また、半導体の材料供給では、日本や韓国、米国からの輸入依存度が高く、貿易摩擦が発生した場合には供給網が混乱する可能性がある。たとえば、2019年には日本がフッ化水素などの半導体材料の輸出規制を強化し、韓国の半導体企業に大きな影響を与えた。同様の制約が台湾にも適用されれば、TSMCの生産計画に影響が出る可能性がある。こうしたリスクを回避するためには、台湾政府と企業が協力し、サプライチェーンの多角化を進める必要がある。

AIブームがTSMCの成長を加速させる可能性

人工知能(AI)の急速な発展が、TSMCの成長を支える主要要因となっている。特に、エヌビディアのAI向けGPU「H100」や、AMDの「MI300」などの半導体需要が急増しており、TSMCはその製造を担っている。2024年には、AIサーバー市場が前年比30%以上の成長を遂げると見られ、TSMCの収益にも好影響を与える可能性がある。

一方、AIチップの進化に伴い、半導体の消費電力や発熱量の管理が重要な課題となっている。TSMCは、次世代プロセス技術を駆使し、エネルギー効率の向上を図っているが、研究開発には巨額の投資が必要となる。

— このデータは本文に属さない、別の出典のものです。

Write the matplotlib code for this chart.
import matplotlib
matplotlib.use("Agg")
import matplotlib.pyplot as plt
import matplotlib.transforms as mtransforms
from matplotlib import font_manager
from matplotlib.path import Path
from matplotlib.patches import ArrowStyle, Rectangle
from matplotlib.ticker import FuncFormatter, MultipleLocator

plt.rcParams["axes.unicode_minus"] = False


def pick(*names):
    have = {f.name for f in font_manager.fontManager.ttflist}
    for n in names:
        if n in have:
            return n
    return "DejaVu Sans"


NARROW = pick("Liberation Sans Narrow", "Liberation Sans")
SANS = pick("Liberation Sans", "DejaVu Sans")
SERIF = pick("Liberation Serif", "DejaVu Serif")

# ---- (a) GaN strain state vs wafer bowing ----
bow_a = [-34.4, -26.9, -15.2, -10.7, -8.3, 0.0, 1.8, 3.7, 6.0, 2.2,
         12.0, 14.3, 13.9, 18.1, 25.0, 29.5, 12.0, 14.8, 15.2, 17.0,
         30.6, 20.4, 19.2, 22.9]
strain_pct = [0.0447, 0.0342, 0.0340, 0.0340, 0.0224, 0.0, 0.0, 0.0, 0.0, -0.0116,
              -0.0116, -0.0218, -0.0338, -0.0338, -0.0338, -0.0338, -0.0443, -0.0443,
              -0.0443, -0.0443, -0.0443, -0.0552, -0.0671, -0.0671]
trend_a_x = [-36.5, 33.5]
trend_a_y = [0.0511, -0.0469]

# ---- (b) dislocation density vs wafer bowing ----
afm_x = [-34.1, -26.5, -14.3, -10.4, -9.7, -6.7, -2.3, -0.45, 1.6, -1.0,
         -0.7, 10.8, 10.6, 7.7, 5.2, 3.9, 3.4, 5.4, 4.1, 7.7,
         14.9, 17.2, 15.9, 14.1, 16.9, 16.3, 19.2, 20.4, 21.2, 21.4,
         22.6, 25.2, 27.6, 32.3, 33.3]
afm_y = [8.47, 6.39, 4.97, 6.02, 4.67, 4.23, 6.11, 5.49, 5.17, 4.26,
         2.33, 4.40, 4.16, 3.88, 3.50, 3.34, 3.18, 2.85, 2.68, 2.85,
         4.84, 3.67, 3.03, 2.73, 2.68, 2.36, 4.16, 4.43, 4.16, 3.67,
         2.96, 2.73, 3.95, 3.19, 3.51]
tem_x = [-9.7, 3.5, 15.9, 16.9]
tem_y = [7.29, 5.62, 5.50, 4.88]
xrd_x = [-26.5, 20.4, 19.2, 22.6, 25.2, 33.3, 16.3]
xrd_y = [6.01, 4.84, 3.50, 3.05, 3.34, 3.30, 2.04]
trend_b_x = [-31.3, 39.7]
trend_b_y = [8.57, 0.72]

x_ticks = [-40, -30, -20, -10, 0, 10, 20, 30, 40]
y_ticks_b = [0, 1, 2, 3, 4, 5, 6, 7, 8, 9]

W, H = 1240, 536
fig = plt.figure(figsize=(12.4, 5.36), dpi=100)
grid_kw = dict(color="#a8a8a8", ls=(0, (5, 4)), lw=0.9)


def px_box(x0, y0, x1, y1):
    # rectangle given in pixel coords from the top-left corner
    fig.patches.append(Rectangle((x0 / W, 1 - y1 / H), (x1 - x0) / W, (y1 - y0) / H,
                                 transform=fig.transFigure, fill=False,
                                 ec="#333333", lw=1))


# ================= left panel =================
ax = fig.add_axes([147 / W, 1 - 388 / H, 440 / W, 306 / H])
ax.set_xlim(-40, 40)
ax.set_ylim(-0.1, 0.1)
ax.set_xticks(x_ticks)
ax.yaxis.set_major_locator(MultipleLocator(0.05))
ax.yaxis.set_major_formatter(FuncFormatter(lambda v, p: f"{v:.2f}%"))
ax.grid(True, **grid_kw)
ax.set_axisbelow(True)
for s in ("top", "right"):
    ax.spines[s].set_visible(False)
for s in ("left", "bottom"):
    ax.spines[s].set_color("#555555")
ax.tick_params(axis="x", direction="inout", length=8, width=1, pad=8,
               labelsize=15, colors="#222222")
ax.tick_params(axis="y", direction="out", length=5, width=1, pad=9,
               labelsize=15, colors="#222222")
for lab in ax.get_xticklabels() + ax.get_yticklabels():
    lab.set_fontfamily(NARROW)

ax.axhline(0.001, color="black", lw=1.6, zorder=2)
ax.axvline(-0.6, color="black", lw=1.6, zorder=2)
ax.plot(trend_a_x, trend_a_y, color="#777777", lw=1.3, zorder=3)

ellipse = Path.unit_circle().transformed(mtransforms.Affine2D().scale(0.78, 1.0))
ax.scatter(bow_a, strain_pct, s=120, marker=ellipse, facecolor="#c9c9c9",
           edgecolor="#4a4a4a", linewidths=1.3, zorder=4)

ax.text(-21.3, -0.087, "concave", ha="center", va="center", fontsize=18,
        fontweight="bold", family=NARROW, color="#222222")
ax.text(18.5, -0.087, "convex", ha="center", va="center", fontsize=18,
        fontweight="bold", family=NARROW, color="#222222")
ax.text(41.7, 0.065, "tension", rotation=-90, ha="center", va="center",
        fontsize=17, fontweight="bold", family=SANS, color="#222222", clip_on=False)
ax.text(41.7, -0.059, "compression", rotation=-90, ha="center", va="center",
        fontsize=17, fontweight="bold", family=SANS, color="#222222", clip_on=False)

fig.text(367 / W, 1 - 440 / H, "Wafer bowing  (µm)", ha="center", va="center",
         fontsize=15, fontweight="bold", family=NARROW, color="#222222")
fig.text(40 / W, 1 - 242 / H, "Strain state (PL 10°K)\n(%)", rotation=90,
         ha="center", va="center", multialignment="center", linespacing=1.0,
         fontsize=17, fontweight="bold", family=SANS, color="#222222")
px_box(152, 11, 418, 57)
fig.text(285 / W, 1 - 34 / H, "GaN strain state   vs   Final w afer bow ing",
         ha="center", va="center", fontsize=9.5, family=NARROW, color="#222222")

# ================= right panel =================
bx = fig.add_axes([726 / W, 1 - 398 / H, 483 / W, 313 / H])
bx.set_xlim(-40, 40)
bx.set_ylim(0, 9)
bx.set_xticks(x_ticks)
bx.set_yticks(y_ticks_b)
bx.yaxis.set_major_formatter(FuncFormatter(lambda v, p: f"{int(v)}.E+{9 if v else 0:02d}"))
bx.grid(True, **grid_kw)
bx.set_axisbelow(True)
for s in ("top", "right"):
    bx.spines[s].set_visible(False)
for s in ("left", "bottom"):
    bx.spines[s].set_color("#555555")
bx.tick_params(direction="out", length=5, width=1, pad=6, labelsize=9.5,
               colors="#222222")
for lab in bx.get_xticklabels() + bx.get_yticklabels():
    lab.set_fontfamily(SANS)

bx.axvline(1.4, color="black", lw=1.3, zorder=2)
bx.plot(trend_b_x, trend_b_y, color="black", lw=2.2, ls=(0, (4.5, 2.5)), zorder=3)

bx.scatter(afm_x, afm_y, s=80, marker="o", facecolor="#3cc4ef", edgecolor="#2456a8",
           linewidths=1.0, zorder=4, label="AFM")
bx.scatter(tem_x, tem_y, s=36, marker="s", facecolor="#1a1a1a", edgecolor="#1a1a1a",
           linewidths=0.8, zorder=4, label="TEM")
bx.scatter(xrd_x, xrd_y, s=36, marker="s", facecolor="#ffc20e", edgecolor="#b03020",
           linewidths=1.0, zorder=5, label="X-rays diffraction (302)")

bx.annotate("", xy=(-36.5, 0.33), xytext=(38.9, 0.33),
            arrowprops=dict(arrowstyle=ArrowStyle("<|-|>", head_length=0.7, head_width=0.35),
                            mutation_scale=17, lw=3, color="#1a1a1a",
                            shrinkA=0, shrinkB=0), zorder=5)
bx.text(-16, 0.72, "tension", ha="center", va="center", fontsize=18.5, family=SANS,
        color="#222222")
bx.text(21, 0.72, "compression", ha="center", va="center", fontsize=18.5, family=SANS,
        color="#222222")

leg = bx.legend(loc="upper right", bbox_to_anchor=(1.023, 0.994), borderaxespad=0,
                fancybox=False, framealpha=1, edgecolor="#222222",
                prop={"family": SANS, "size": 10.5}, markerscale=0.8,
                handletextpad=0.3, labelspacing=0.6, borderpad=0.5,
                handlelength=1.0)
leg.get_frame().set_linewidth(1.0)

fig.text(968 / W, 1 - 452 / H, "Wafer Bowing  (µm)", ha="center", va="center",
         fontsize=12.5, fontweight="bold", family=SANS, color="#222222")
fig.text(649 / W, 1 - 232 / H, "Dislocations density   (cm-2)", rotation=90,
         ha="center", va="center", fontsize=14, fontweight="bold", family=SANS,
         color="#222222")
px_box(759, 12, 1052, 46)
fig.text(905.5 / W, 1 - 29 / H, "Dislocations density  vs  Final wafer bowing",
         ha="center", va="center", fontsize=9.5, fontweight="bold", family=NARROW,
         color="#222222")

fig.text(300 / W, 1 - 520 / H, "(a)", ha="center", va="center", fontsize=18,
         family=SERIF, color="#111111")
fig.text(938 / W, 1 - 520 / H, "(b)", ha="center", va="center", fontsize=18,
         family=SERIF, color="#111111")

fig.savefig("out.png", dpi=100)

特に、2ナノメートルプロセスの開発には1兆円規模の資本投入が必要とされ、競争力を維持するための資金調達が課題となる。

また、AIチップ市場は競争が激化しており、グーグルやアマゾン、マイクロソフトなどの大手テクノロジー企業が独自のAIプロセッサを開発している。これにより、TSMCの主要顧客が自社でのチップ生産を強化すれば、TSMCの成長に影響を及ぼす可能性がある。したがって、TSMCは単なる製造業者にとどまらず、設計や開発段階から顧客と協力する戦略が求められる。